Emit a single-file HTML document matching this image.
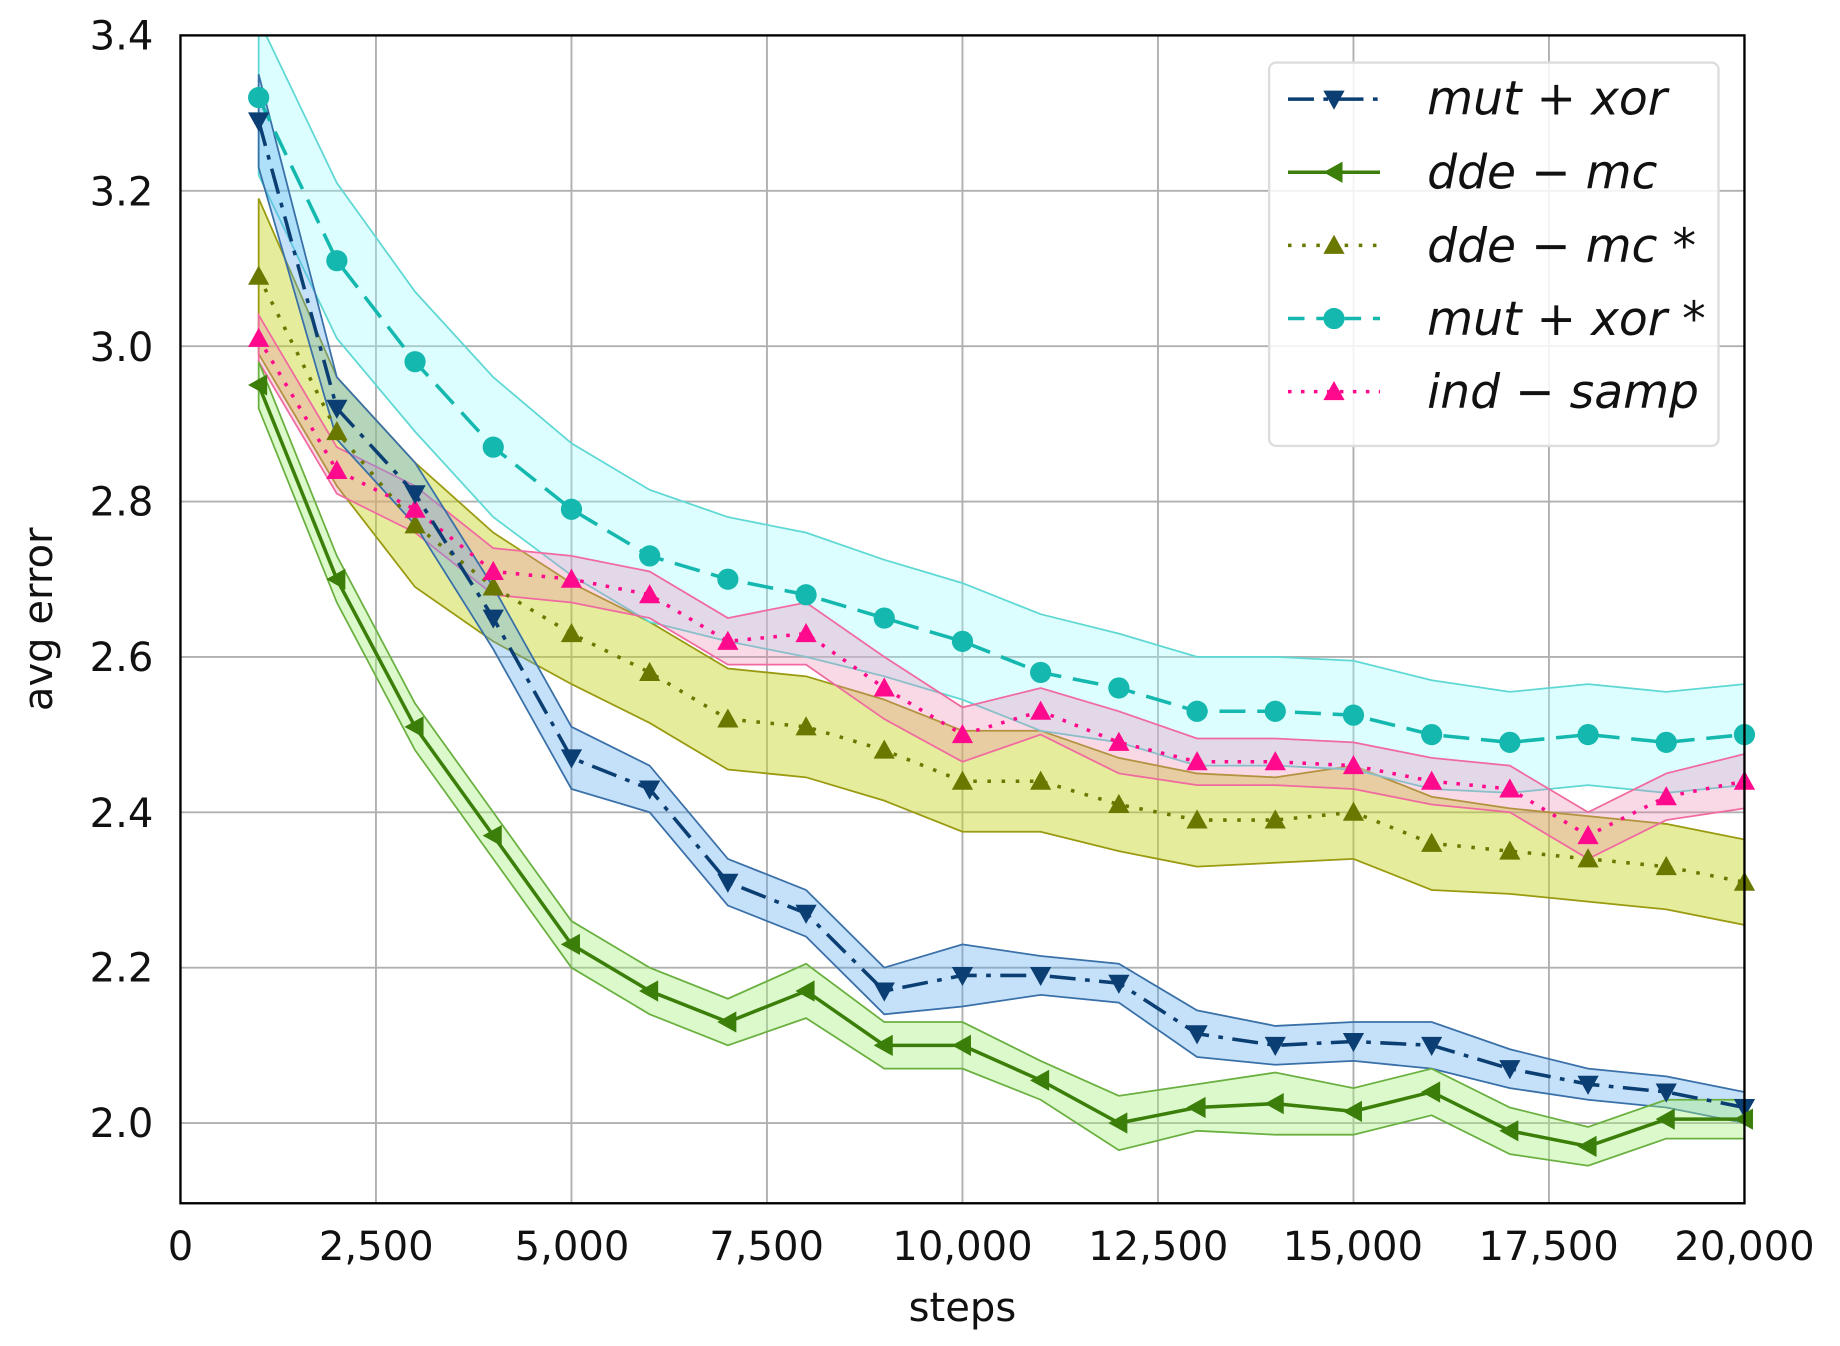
<!DOCTYPE html>
<html><head><meta charset="utf-8"><style>
html,body{margin:0;padding:0;background:#fff;}
svg{display:block;}
text{font-family:"DejaVu Sans","Liberation Sans",sans-serif;fill:#111;}
</style></head><body>
<svg id="s" width="1840" height="1346" viewBox="0 0 1560 1141" preserveAspectRatio="none" xmlns="http://www.w3.org/2000/svg">
<rect width="1560" height="1141" fill="#fff"/>
<g id="grid" stroke="#b0b0b0" stroke-width="1.6"></g>
<g id="bands"></g>
<g id="lines"></g>
<rect x="153" y="30" width="1326" height="990" fill="none" stroke="#000" stroke-width="2"/>
<g font-size="34" text-anchor="end">
<text x="130" y="42">3.4</text><text x="130" y="174">3.2</text><text x="130" y="306">3.0</text>
<text x="130" y="437">2.8</text><text x="130" y="569">2.6</text><text x="130" y="701">2.4</text>
<text x="130" y="832">2.2</text><text x="130" y="964">2.0</text>
</g>
<g font-size="34" text-anchor="middle">
<text x="153" y="1068">0</text><text x="319" y="1068">2,500</text><text x="485" y="1068">5,000</text>
<text x="650" y="1068">7,500</text><text x="816" y="1068">10,000</text><text x="982" y="1068">12,500</text>
<text x="1147" y="1068">15,000</text><text x="1313" y="1068">17,500</text><text x="1479" y="1068">20,000</text>
<text x="816" y="1120">steps</text>
<text transform="translate(44,525) rotate(-90)">avg error</text>
</g>
<rect x="1076" y="53" width="381" height="325" rx="6" fill="#fff" fill-opacity="0.85" stroke="#ddd" stroke-width="2"/>
<g font-size="40" font-style="italic">
<text x="1210" y="97">mut + xor</text>
<text x="1210" y="160">dde − mc</text>
<text x="1210" y="222">dde − mc *</text>
<text x="1210" y="284">mut + xor *</text>
<text x="1210" y="346">ind − samp</text>
</g>
<g id="leg"></g>
</svg>
<script>
const NS="http://www.w3.org/2000/svg";
const X=v=>153+v*1326/20000, Y=v=>952-(v-2)*922/1.4;
function el(p,t,a){const e=document.createElementNS(NS,t);for(const k in a)e.setAttribute(k,a[k]);document.getElementById(p).appendChild(e);return e;}
for(let i=1;i<8;i++){const x=X(i*2500);el('grid','line',{x1:x,x2:x,y1:30,y2:1020});}
for(let i=0;i<7;i++){const y=Y(2+i*0.2);el('grid','line',{x1:153,x2:1479,y1:y,y2:y});}
const xs=[];for(let i=1;i<=20;i++)xs.push(i*1000);
const S=[
{d:[3.09,2.89,2.77,2.69,2.63,2.58,2.52,2.51,2.48,2.44,2.44,2.41,2.39,2.39,2.40,2.36,2.35,2.34,2.33,2.31],w:[0.1,0.07,0.08,0.07,0.065,0.065,0.065,0.065,0.065,0.065,0.065,0.06,0.06,0.055,0.06,0.06,0.055,0.055,0.055,0.055],c:'#6b7800',f:'#c6d826',fo:.45,dash:'3,9',m:'up',bs:'#9a9a10'},
{d:[3.32,3.11,2.98,2.87,2.79,2.73,2.70,2.68,2.65,2.62,2.58,2.56,2.53,2.53,2.525,2.50,2.49,2.50,2.49,2.50],w:[0.1,0.1,0.09,0.09,0.085,0.085,0.08,0.08,0.075,0.075,0.075,0.07,0.07,0.07,0.07,0.07,0.065,0.065,0.065,0.065],c:'#14b8ae',f:'#9ffcff',fo:.35,dash:'22,10',m:'circle',bs:'#5fd8d4'},
{d:[3.01,2.84,2.79,2.71,2.70,2.68,2.62,2.63,2.56,2.50,2.53,2.49,2.465,2.465,2.46,2.44,2.43,2.37,2.42,2.44],w:[0.03,0.03,0.03,0.03,0.03,0.03,0.03,0.04,0.04,0.035,0.03,0.04,0.03,0.03,0.03,0.03,0.03,0.03,0.03,0.035],c:'#ff0a8c',f:'#f080b0',fo:.3,dash:'3,8',m:'up',bs:'#f06aa0'},
{d:[3.29,2.92,2.81,2.65,2.47,2.43,2.31,2.27,2.17,2.19,2.19,2.18,2.115,2.10,2.105,2.10,2.07,2.05,2.04,2.02],w:[0.06,0.04,0.04,0.04,0.04,0.03,0.03,0.03,0.03,0.04,0.025,0.025,0.03,0.025,0.025,0.03,0.025,0.02,0.02,0.02],c:'#0b3e72',f:'#5aa8ee',fo:.35,dash:'22,8,4,8',m:'down',bs:'#3a70a8'},
{d:[2.95,2.70,2.51,2.37,2.23,2.17,2.13,2.17,2.10,2.10,2.055,2.00,2.02,2.025,2.015,2.04,1.99,1.97,2.005,2.005],w:[0.03,0.03,0.03,0.03,0.03,0.03,0.03,0.035,0.03,0.03,0.025,0.035,0.03,0.04,0.03,0.03,0.03,0.025,0.025,0.025],c:'#3b7f0a',f:'#a8f07c',fo:.4,dash:'',m:'left',bs:'#6ab040'}
];
function mk(g,t,x,y,c,r){
 if(t==='circle')return el(g,'circle',{cx:x,cy:y,r:r,fill:c});
 let p;
 if(t==='up')p=[[x,y-r],[x+r,y+r*0.8],[x-r,y+r*0.8]];
 else if(t==='down')p=[[x,y+r],[x+r,y-r*0.8],[x-r,y-r*0.8]];
 else p=[[x-r,y],[x+r*0.8,y-r],[x+r*0.8,y+r]];
 el(g,'polygon',{points:p.map(q=>q.join(',')).join(' '),fill:c});
}
const clip=el('bands','clipPath',{id:'cp'});el('cp','rect',{x:153,y:30,width:1326,height:990});
S.forEach(s=>{
 const up=xs.map((x,i)=>X(x)+','+Y(s.d[i]+s.w[i])),lo=xs.map((x,i)=>X(x)+','+Y(s.d[i]-s.w[i])).reverse();
 el('bands','polygon',{points:up.concat(lo).join(' '),fill:s.f,'fill-opacity':s.fo,stroke:s.bs,'stroke-width':1.5,'clip-path':'url(#cp)'});
});
S.forEach(s=>{
 const pts=xs.map((x,i)=>X(x)+','+Y(s.d[i])).join(' ');
 const a={points:pts,fill:'none',stroke:s.c,'stroke-width':3};if(s.dash)a['stroke-dasharray']=s.dash;
 el('lines','polyline',a);
 xs.forEach((x,i)=>mk('lines',s.m,X(x),Y(s.d[i]),s.c,s.m==='circle'?9:9));
});
const L=[[3,'#0b3e72','22,8,4,8','down',84],[4,'#3b7f0a','','left',146],[0,'#6b7800','3,9','up',208],[1,'#14b8ae','14,10','circle',270],[2,'#ff0a8c','3,8','up',332]];
L.forEach(l=>{const a={x1:1092,x2:1170,y1:l[4],y2:l[4],stroke:l[1],'stroke-width':3};if(l[2])a['stroke-dasharray']=l[2];el('leg','line',a);mk('leg',l[3],1131,l[4],l[1],9);});
</script>
</body></html>
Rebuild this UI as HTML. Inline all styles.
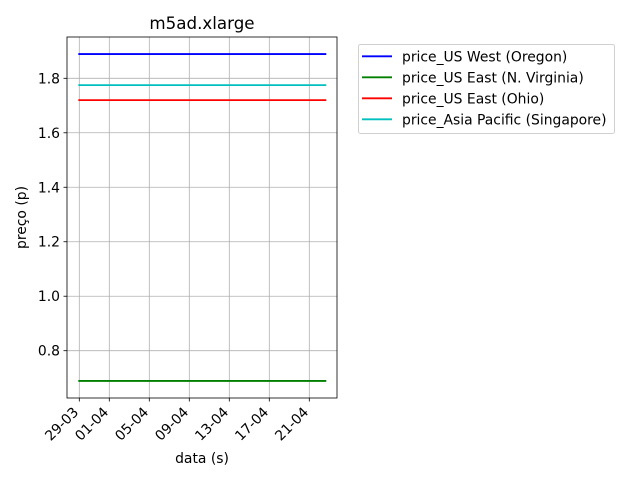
<!DOCTYPE html>
<html><head><meta charset="utf-8"><style>
body{margin:0;background:#fff;}
svg{display:block;font-family:"DejaVu Sans","Liberation Sans",sans-serif;}
</style></head><body>
<svg id="c" width="640" height="480"></svg>
<script>
const seriesNames=["price_US West (Oregon)","price_US East (N. Virginia)","price_US East (Ohio)","price_Asia Pacific (Singapore)"];
const seriesColors=["#0000ff","#008000","#ff0000","#00bfbf"];
const seriesValues=[1.889,0.689,1.72,1.775];
const dayStart=-0.1, dayEnd=24.7; // days since 29-03
const xTickDays=[0,3,7,11,15,19,23];
const xTickLabels=["29-03","01-04","05-04","09-04","13-04","17-04","21-04"];
const yTicks=[0.8,1.0,1.2,1.4,1.6,1.8];
const yTickLabels=["0.8","1.0","1.2","1.4","1.6","1.8"];

const L=67,R=337,T=37,B=398;
const x=d=>79.3+d*10;
const y=v=>350.7-(v-0.8)*272.4;
const ns="http://www.w3.org/2000/svg";
const svg=document.getElementById('c');
function mk(tag,attrs,parent){const e=document.createElementNS(ns,tag);for(const k in attrs)e.setAttribute(k,attrs[k]);(parent||svg).appendChild(e);return e;}

const grid=mk('g',{});


xTickDays.forEach((d,i)=>{
  const X=x(d);
  mk('line',{x1:X,x2:X,y1:T,y2:B,stroke:'#b0b0b0','stroke-width':0.8},grid);
  const t=mk('line',{x1:X,x2:X,y1:B,y2:B+3.5,stroke:'#000','stroke-width':0.8});
  
  
  const ax=X, ay=B+15;
  const lb=mk('text',{x:ax,y:ay,'font-size':13.9,'text-anchor':'end',transform:`rotate(-45 ${ax} ${ay})`});
  lb.textContent=xTickLabels[i];
  
  
});
yTicks.forEach((v,i)=>{
  const Y=y(v);
  mk('line',{x1:L,x2:R,y1:Y,y2:Y,stroke:'#b0b0b0','stroke-width':0.8},grid);
  const t=mk('line',{x1:L-3.5,x2:L,y1:Y,y2:Y,stroke:'#000','stroke-width':0.8});
  
  
  const lb=mk('text',{x:L-7,y:Y+5,'font-size':13.9,'text-anchor':'end'});
  lb.textContent=yTickLabels[i];
  
  
});
seriesValues.forEach((v,i)=>{
  const l=mk('line',{x1:x(dayStart),x2:x(dayEnd),y1:y(v),y2:y(v),stroke:seriesColors[i],'stroke-width':1.8});
  
  
});
const frame=mk('rect',{x:L,y:T,width:R-L,height:B-T,fill:'none',stroke:'#000','stroke-width':0.8});



const title=mk('text',{x:(L+R)/2,y:29,'font-size':16.7,'text-anchor':'middle'});
title.textContent='m5ad.xlarge';


const xt=mk('text',{x:(L+R)/2,y:463,'font-size':13.9,'text-anchor':'middle'});
xt.textContent='data (s)';


const yt=mk('text',{x:26,y:(T+B)/2,'font-size':13.9,'text-anchor':'middle',transform:`rotate(-90 26 ${(T+B)/2})`});
yt.textContent='preço (p)';



const lg=mk('g',{});


mk('rect',{x:358.5,y:44.5,width:256,height:89,rx:2,fill:'#fff',stroke:'#d0d0d0','stroke-width':1},lg);
seriesNames.forEach((n,i)=>{
  const Y=56.3+i*21;
  const ln=mk('line',{x1:362,x2:392,y1:Y,y2:Y,stroke:seriesColors[i],'stroke-width':1.8},lg);
  
  
  const t=mk('text',{x:402,y:Y+5,'font-size':13.9},lg);
  t.textContent=n;
  
  
});
</script>
</body></html>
=======
• **INSTRUCTIONS FOR THE TASK**:
Filter the entries above down to the lines containing the word "this".

• **OUTPUT OF THE TASK**:
Emit a single-file HTML document matching this image.
Rebuild this UI as HTML. Inline all styles.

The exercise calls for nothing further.